If dance momentarily unifies the competing constructions of home between Sydney and Hadchit bodily, how is it resolved conceptually?



What is your relationship to Hadchit?
Australia is home, I love Australia, this is where I belong, this is where I am connected, this is my base. Lebanon is my spiritual home — Australia is my other home.


This interview describes the construction of dual belonging by making a division between two kinds of home — the everyday home, which moves where the migrant moves, and the conversion of Hadchit into a spiritual motherland where the connection to place is symbolic and spiritual.

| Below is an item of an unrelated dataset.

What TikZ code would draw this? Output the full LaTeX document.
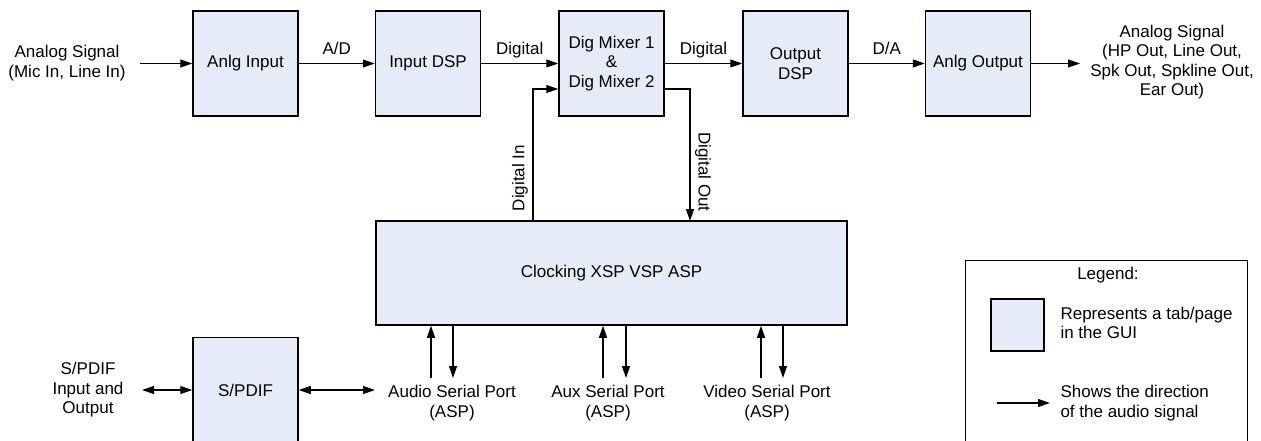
\documentclass[tikz,border=0pt]{standalone}
\usepackage{fontspec}
\setmainfont{Liberation Sans}
\usetikzlibrary{arrows.meta}
\definecolor{tabfill}{RGB}{230,236,247}

\begin{document}
\begin{tikzpicture}[x=1pt,y=-1pt,font=\fontsize{17}{19.5}\selectfont,
    tip/.tip={Triangle[length=12pt,width=8pt]},
    sig/.style={draw,line width=1.2pt,-tip},
    dsig/.style={draw,line width=1.2pt,tip-tip},
    lbl/.style={above=5pt,text height=12pt,text depth=3pt,inner sep=0pt}]
  \useasboundingbox (0,0) rectangle (1261,441);

  % tabs of the GUI
  \begin{scope}[every node/.style={draw,line width=1.5pt,fill=tabfill,align=center,
      minimum width=105pt,minimum height=105pt,inner sep=2pt}]
    \node (ain)   at (245.5,63.5) {Anlg Input};
    \node (idsp)  at (428,63.5)   {Input DSP};
    \node (mix)   at (611.5,63.5) {Dig Mixer 1\\\&\\Dig Mixer 2};
    \node (odsp)  at (795.5,63.5) {Output\\DSP};
    \node (aout)  at (978,63.5)   {Anlg Output};
    \node[minimum width=471pt,minimum height=104pt] (clk) at (611.5,273) {Clocking XSP VSP ASP};
    \node (spdif) at (245.5,390)  {S/PDIF};
  \end{scope}

  % outside signals
  \begin{scope}[every node/.style={align=center}]
    \node (anin)   at (67,63)   {Analog Signal\\(Mic In, Line In)};
    \node (anout)  at (1172,62) {Analog Signal\\(HP Out, Line Out,\\Spk Out, Spkline Out,\\Ear Out)};
    \node (spio)   at (88,390)  {S/PDIF\\Input and\\Output};
    \node (asp)    at (452,403) {Audio Serial Port\\(ASP)};
    \node (xsp)    at (608,403) {Aux Serial Port\\(ASP)};
    \node (vsp)    at (767,403) {Video Serial Port\\(ASP)};
  \end{scope}

  \coordinate (inend)  at (140,63.5);
  \coordinate (outend) at (1080,63.5);
  \coordinate (spl)    at (142,390);
  \coordinate (spr)    at (375,390);
  \coordinate (dinb)   at (533,221);
  \coordinate (doutb)  at (690,221);
  \coordinate (aspu)   at (431,378);
  \coordinate (aspd)   at (453,378);
  \coordinate (xspu)   at (603,378);
  \coordinate (xspd)   at (626,378);
  \coordinate (vspu)   at (761,378);
  \coordinate (vspd)   at (783,378);

  \begin{scope}[every edge/.style={sig}]
    \path (inend) edge (ain);
    \path (ain)   edge node[lbl] {A/D} (idsp);
    \path (idsp)  edge node[lbl] {Digital} (mix);
    \path (mix)   edge node[lbl] {Digital} (odsp);
    \path (odsp)  edge node[lbl] {D/A} (aout);
    \path (aout)  edge (outend);
    \path (aspu)  edge (aspu |- clk.south);
    \path (aspd |- clk.south) edge (aspd);
    \path (xspu)  edge (xspu |- clk.south);
    \path (xspd |- clk.south) edge (xspd);
    \path (vspu)  edge (vspu |- clk.south);
    \path (vspd |- clk.south) edge (vspd);
  \end{scope}

  \path[sig] (dinb) |- (mix.west |- 0,89);
  \path[sig] (mix.east |- 0,89) -| (doutb);
  \node[rotate=90]  (dinl)  at (520,178) {Digital In};
  \node[rotate=-90] (doutl) at (703,172) {Digital Out};

  \path[dsig] (spl) -- (spdif);
  \path[dsig] (spdif) -- (spr);

  % legend
  \node[draw,line width=1pt,minimum width=282pt,minimum height=190pt] (legend) at (1106,355) {};
  \node (legt) at (1108,275) {Legend:};
  \node[draw,line width=1.5pt,fill=tabfill,minimum width=53pt,minimum height=52pt] (legtab) at (1017.5,325) {};
  \node[anchor=west,align=left] (legtabt) at (1057,323) {Represents a tab/page\\in the GUI};
  \coordinate (legal) at (997,403);
  \coordinate (legar) at (1050,403);
  \path[sig] (legal) -- (legar);
  \node[anchor=west,align=left] (legart) at (1057,403) {Shows the direction\\of the audio signal};

\end{tikzpicture}
\end{document}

The Spiritual Resolution of El Ghurba


If home is shifting, what defines the core of home for immigrants from Hadchit? I conclude that it is highly gendered. Where is home? A common reply is “at my mother’s table:”



Is Australia home?


Absolutely — friends, work make us feel at home. This is where we grew up and made our daily routines. Mum’s cooking is one thing that you become accustomed to and you never enjoy anything other than your mum’s food at her table with her tablecloth. Doesn’t matter where you go — even in Hadchit it is not the same as your mum’s table.

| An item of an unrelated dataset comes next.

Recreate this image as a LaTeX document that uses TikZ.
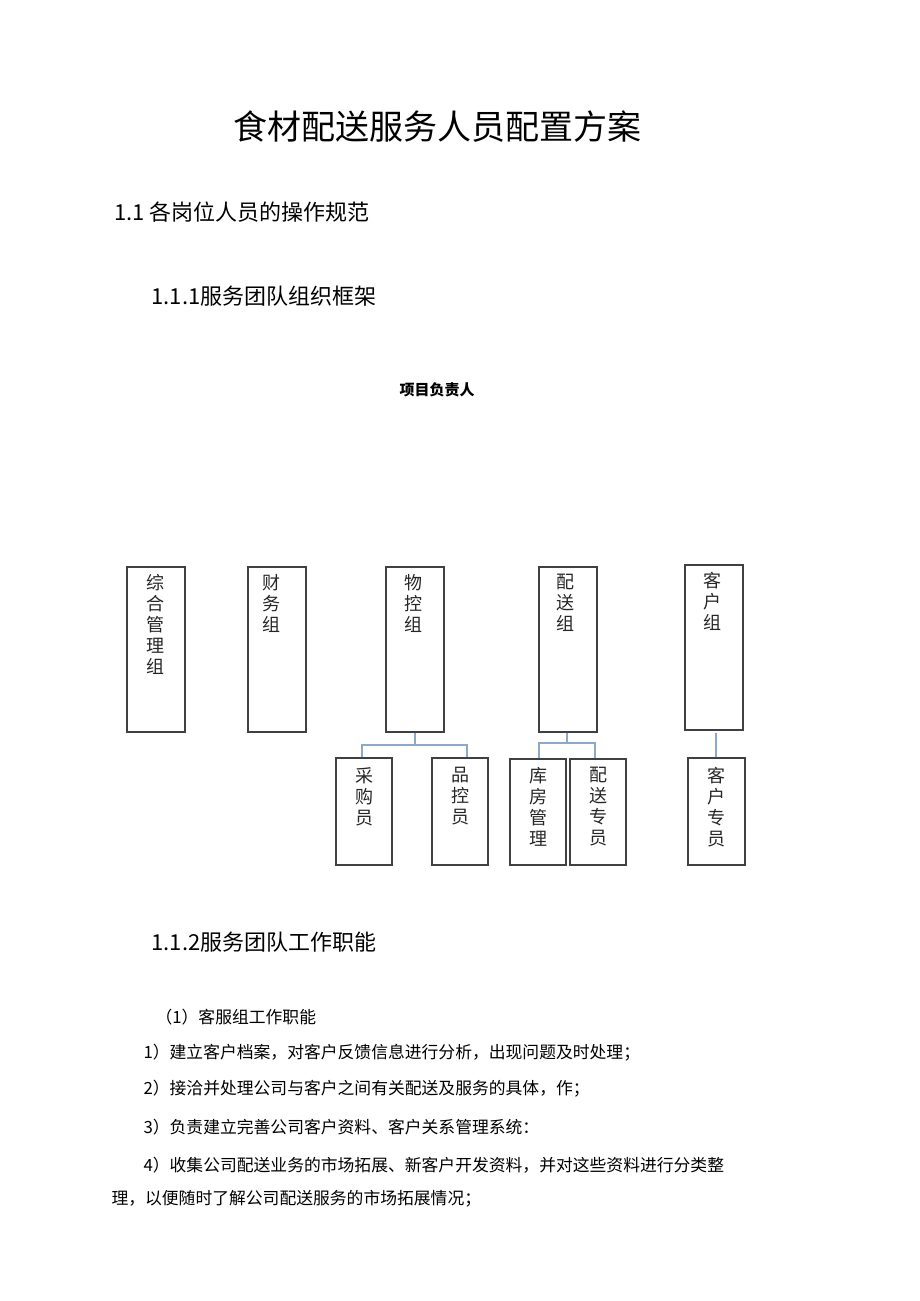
\documentclass[tikz,border=0pt]{standalone}
\usepackage{fontspec}
\setmainfont{Noto Sans CJK SC}
\definecolor{connc}{HTML}{8DA9C8}
\begin{document}
\begin{tikzpicture}[x=1pt,y=-1pt,
  box/.style={draw=black!75,line width=1.2pt,inner sep=0pt},
  lbl/.style={anchor=north,font=\fontsize{18}{21}\selectfont,align=center,text=black!85},
  conn/.style={draw=connc,line width=2pt},
  body/.style={anchor=west,font=\fontsize{16.8}{19}\selectfont}]
\useasboundingbox (0,0) rectangle (920,1301);
\node (t) at (437,127) {\fontsize{34}{38}\selectfont 食材配送服务人员配置方案};
\node[anchor=west] (h1) at (111,212) {\fontsize{22}{25}\selectfont 1.1\ 各岗位人员的操作规范};
\node[anchor=west] (h2) at (148,296) {\fontsize{22}{25}\selectfont 1.1.1服务团队组织框架};
\node (p) at (437,390) {\fontsize{15}{18}\selectfont\bfseries 项目负责人};
% top boxes
\draw[box] (127,567) rectangle (185,732); \node[lbl] (a) at (155,571) {综\\合\\管\\理\\组};
\draw[box] (248,567) rectangle (306,732); \node[lbl] (b) at (271,571) {财\\务\\组};
\draw[box] (386,567) rectangle (444,732); \node[lbl] (c) at (413,571) {物\\控\\组};
\draw[box] (539,567) rectangle (597,732); \node[lbl] (d) at (565,571) {配\\送\\组};
\draw[box] (685,565) rectangle (743,730); \node[lbl] (e) at (712,569) {客\\户\\组};
% children
\draw[box] (336,758) rectangle (392,865); \node[lbl] (c1) at (364,764) {采\\购\\员};
\draw[box] (432,758) rectangle (488,865); \node[lbl] (c2) at (460,764) {品\\控\\员};
\draw[box] (510,759) rectangle (566,865); \node[lbl] (d1) at (538,764) {库\\房\\管\\理};
\draw[box] (570,759) rectangle (626,865); \node[lbl] (d2) at (598,764) {配\\送\\专\\员};
\draw[box,line width=1.6pt] (688,758) rectangle (745,865); \node[lbl] (e1) at (716,764) {客\\户\\专\\员};
% connectors
\coordinate (cb) at (415,733); \coordinate (c1t) at (362,757); \coordinate (c2t) at (467,757);
\draw[conn] (cb) -- (415,745) -| (c1t); \draw[conn] (415,745) -| (c2t);
\coordinate (db) at (567,733); \coordinate (d1t) at (539,758); \coordinate (d2t) at (595,758);
\draw[conn] (db) -- (567,743) -| (d1t); \draw[conn] (567,743) -| (d2t);
\coordinate (eb) at (716,733); \coordinate (e1t) at (716,757);
\draw[conn] (eb) -- (e1t);
\node[anchor=west] (h3) at (148,942) {\fontsize{22}{25}\selectfont 1.1.2服务团队工作职能};
\node[body] (l0) at (152,1017) {（1）客服组工作职能};
\node[body] (l1) at (140,1053) {1）建立客户档案，对客户反馈信息进行分析，出现问题及时处理；};
\node[body] (l2) at (140,1089) {2）接洽并处理公司与客户之间有关配送及服务的具体，作；};
\node[body] (l3) at (140,1127) {3）负责建立完善公司客户资料、客户关系管理系统：};
\node[body] (l4) at (140,1165) {4）收集公司配送业务的市场拓展、新客户开发资料，并对这些资料进行分类整};
\node[body] (l5) at (108,1199) {理，以便随时了解公司配送服务的市场拓展情况；};
\end{tikzpicture}
\end{document}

In this formulation, home transcends place and is defined not by geography, but by sitting at “mum’s table.” It is here that the immigrant can “be at home.” Eating the food of one’s mother at her table provides the ultimate feeling of nurturance that forms the core of home, identity and belonging. The feeling of home, therefore, is defined by its affective and spiritual dimensions, which are socially constructed by women. The most important woman for the construction of home is the matriarch, sit el bayt, the power of the house. Women perform a mediating role between the sacred and profane and resolve contradiction through a “spiritual division of labor” within the home, where they construct and reconstruct home at the “kitchen table.” This is the key to being “at home” within mobility.